183.03 BUSINESS ALLOCATION PERCENTAGE FORMULA AND OPERATING LOSS CARRY-FORWARD.
   (a)   Net profit from a business conducted both within and without the boundaries of the City shall be considered as having a taxable situs in the City for purposes of income taxation in the same proportion as the average ratio of:
      (1)   The average original cost of the real and tangible personal property owned or used by the taxpayer in the business in the City during the taxable period to the average original cost of all of the real and tangible personal property owned or used by the taxpayer in the business during the same period, wherever located. As used in this paragraph, real property shall include property rented or leased by the taxpayer and the value of such property shall be determined by multiplying the annual rental thereon by eight.
      (2)   Wages, salaries, and other compensation paid during the taxable period to employees in the business for services performed in the City to wages, salaries, and other compensation paid during the same period to all employees in the business, wherever their services are performed, but excluding compensation described in Section 183.02(f).

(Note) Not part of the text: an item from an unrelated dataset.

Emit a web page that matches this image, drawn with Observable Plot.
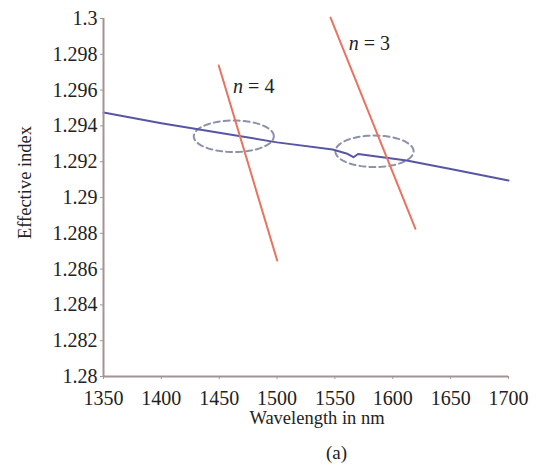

As used in the preceding sentence, employees shall not include any subcontractor or independent contractor. Wages, salaries and other compensation shall be included to the extent that they represent qualifying wages.
      (3)   Gross receipts of the business from sales made and service performed during the taxable period in the City to gross receipts of the business during the same period from sales and services, wherever made or performed.
      (4)   If foregoing apportionment formula does not produce an equitable result, another basis may be substituted under uniform regulations so as to produce an equitable result. (Ord. 2004-84. Passed 12-17-04.)
   (b)   As used in subsection (a) hereof, sales made in the City means:
      (1)   All sales of tangible personal property delivered to a location within the City, regardless of where title passes, if shipped or delivered from a stock of goods located within the City;
      (2)    All sales of tangible personal property delivered to a location within the City, regardless of where title passes, even though transported from a point outside the City, if the taxpayer is regularly engaged through its own employees in the solicitation or promotion of sales within the City and the sales result from such solicitation or promotion;
      (3)    All sales of tangible personal property shipped from a location within the City to purchasers outside the City, regardless of where title passes, if the taxpayer is not, through its own employees, regularly engaged in the solicitation or promotion of sales at the location where delivery is made.
         (Ord. 2000-64. Passed 11-28-00.)
   (c)   (1)   If an individual is engaged in two or more taxable business activities to be included in the same return, the net loss of one unincorporated business activity may be used to offset the profits of another (except any portion of a loss or profit separately reportable for municipal tax purposes to another taxing entity) for purposes of arriving at overall net profits or net operating loss. Net operating losses from the operation of a business or profession are not deductible from employee earnings but may be carried forward as set forth herein.
      (2)   The portion of a net operation loss sustained in any taxable year allocated to the City which has been detailed in a return submitted to the Tax Administrator may be applied against the portion of the profit of succeeding year(s) allocated to the City, until exhausted, but in no event for more than five taxable years immediately following the year in which the loss occurred. No portion of a net operating loss shall be carried back against net profits of any prior year. The portion of a net operating loss sustained shall be allocated to the City in the same manner as provided herein for allocating net profits to the City.
    (d)   (1)   A consolidated return may be filed by a group of corporations who are affiliated through stock ownership if that affiliated group filed for the same tax period a consolidated return for Federal income tax purpose pursuant to Section 1501 of the Internal Revenue Code. A consolidated return must include all companies that are so affiliated. Once a consolidated return has been filed for any taxable year, consolidated returns shall continue to be filed in subsequent years unless the applicable requirements of the City for discontinuing the filing of consolidated returns have been met.
      (2)   In the case of a corporation that carried on transactions with its stockholders or with other corporations related by stock ownership, interlocking directorates, or some other method, or in case any person operates a division, branch, factory, office, laboratory or activity within the City, constituting a portion only of its total business, the Tax Administrator shall require such additional information as he may deem necessary to ascertain whether net profits are properly allocated to the City. If the Tax Administrator finds net profits are not properly allocated to the City by reason of transactions with stockholders or with other corporations related by stock ownership, interlocking directorates, or transactions with such division, branch, factory, office, laboratory, or activity or by some other method, he shall make such allocation as he deems appropriate to produce a fair and proper allocation of net profits to the City.